What the task requires: Find the lines containing "this" and say how many there are, with no other words.

Extracted entries:

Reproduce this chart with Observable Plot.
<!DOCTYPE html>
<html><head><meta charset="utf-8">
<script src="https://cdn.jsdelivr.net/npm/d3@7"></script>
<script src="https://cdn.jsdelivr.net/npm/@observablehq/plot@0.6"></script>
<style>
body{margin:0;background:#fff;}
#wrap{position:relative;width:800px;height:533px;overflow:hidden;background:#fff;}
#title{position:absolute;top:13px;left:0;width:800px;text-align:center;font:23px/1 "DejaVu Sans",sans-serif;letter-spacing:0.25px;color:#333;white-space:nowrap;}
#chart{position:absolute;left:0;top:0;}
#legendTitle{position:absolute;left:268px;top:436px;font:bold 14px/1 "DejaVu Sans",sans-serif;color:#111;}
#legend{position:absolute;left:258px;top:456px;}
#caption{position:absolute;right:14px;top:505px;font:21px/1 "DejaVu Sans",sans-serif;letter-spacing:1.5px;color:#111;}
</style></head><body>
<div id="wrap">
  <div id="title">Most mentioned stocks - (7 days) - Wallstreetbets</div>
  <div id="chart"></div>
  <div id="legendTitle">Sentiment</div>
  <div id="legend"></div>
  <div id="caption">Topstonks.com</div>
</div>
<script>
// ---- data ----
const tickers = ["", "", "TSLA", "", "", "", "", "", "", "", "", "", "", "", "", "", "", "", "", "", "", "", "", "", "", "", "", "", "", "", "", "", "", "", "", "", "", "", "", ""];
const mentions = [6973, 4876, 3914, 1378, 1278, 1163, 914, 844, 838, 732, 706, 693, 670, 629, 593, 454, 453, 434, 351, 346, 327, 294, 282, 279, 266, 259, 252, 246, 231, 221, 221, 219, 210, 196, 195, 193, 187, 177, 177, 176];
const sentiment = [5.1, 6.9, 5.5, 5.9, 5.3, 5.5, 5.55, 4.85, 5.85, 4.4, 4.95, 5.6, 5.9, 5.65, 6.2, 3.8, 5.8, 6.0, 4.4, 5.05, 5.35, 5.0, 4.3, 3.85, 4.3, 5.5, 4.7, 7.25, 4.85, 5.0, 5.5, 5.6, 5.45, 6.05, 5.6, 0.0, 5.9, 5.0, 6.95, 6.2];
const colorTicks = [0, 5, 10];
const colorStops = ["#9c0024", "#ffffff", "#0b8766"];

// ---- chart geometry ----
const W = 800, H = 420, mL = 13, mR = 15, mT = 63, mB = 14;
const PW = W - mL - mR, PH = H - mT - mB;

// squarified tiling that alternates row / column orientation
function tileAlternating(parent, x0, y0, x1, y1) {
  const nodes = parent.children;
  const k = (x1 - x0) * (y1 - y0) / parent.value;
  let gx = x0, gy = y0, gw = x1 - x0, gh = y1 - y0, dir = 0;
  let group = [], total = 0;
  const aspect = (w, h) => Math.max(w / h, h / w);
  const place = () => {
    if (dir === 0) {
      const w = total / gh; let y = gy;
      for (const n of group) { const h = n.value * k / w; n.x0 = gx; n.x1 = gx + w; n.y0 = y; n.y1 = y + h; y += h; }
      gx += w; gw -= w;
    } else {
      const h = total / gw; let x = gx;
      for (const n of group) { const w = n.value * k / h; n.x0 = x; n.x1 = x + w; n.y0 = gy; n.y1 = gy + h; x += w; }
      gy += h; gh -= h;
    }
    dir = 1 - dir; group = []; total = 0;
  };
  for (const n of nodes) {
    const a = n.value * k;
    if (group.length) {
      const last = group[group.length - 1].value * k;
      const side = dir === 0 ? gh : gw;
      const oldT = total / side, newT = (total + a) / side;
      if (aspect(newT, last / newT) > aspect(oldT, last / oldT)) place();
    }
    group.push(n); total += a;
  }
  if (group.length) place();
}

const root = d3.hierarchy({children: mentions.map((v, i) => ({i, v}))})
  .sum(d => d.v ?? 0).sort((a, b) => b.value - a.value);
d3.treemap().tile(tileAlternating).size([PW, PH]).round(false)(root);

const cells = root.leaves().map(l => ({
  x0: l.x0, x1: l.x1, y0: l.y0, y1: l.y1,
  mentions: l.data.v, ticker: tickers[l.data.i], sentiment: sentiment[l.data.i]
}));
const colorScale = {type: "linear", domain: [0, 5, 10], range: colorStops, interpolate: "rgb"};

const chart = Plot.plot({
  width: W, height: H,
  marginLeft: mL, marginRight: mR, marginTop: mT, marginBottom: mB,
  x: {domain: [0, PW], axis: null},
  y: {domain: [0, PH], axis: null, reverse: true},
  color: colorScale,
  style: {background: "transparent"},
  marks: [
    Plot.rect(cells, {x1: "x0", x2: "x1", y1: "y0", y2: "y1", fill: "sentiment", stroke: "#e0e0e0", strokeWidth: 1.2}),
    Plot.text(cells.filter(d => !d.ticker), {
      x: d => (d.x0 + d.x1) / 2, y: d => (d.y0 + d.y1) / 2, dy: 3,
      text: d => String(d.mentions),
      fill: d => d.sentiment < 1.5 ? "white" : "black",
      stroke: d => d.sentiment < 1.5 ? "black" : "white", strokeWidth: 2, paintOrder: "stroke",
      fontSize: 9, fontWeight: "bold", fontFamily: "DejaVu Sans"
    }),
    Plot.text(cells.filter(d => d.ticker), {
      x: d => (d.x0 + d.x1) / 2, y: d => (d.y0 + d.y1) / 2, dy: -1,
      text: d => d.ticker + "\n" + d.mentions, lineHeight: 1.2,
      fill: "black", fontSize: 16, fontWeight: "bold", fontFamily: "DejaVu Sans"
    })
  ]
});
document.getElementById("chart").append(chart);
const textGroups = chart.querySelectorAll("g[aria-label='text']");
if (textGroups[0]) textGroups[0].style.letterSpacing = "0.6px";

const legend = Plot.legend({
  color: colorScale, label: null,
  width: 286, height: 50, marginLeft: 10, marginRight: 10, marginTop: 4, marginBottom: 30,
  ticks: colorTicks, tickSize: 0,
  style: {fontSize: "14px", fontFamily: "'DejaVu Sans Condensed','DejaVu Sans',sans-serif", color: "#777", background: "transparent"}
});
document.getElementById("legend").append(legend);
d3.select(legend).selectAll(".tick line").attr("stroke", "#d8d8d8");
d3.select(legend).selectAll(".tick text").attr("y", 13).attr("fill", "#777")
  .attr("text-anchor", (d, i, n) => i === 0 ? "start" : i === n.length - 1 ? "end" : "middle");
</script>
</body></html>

---

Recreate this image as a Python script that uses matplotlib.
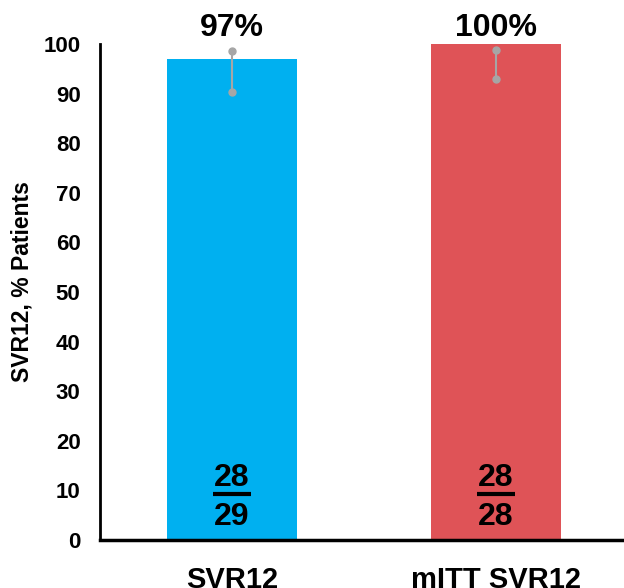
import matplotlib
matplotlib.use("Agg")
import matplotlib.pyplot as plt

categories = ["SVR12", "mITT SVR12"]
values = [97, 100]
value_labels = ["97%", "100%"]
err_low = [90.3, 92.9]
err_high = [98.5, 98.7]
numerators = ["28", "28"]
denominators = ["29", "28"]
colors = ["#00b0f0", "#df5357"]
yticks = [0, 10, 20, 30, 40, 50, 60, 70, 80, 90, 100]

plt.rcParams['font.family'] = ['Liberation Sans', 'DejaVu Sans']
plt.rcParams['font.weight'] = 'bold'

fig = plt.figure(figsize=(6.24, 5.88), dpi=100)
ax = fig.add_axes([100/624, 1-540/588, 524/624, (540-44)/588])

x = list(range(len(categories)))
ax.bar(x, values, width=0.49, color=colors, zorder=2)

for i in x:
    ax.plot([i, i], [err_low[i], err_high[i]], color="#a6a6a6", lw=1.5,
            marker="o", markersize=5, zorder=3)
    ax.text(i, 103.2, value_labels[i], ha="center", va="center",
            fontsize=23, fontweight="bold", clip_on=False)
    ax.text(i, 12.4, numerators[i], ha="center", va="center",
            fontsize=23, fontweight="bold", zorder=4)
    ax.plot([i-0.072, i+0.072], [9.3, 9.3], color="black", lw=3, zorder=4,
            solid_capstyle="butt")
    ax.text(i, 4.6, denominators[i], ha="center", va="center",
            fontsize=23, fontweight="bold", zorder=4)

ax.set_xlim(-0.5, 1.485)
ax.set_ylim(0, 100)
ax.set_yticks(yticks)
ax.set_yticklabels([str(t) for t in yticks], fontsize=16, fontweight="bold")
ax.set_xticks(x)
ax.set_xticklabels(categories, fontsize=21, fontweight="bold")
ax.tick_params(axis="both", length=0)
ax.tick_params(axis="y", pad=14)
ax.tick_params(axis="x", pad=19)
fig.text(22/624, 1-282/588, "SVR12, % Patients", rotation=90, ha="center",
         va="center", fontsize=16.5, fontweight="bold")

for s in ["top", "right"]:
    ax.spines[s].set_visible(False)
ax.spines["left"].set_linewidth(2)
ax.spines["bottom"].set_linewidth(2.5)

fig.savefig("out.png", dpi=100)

The answer: 2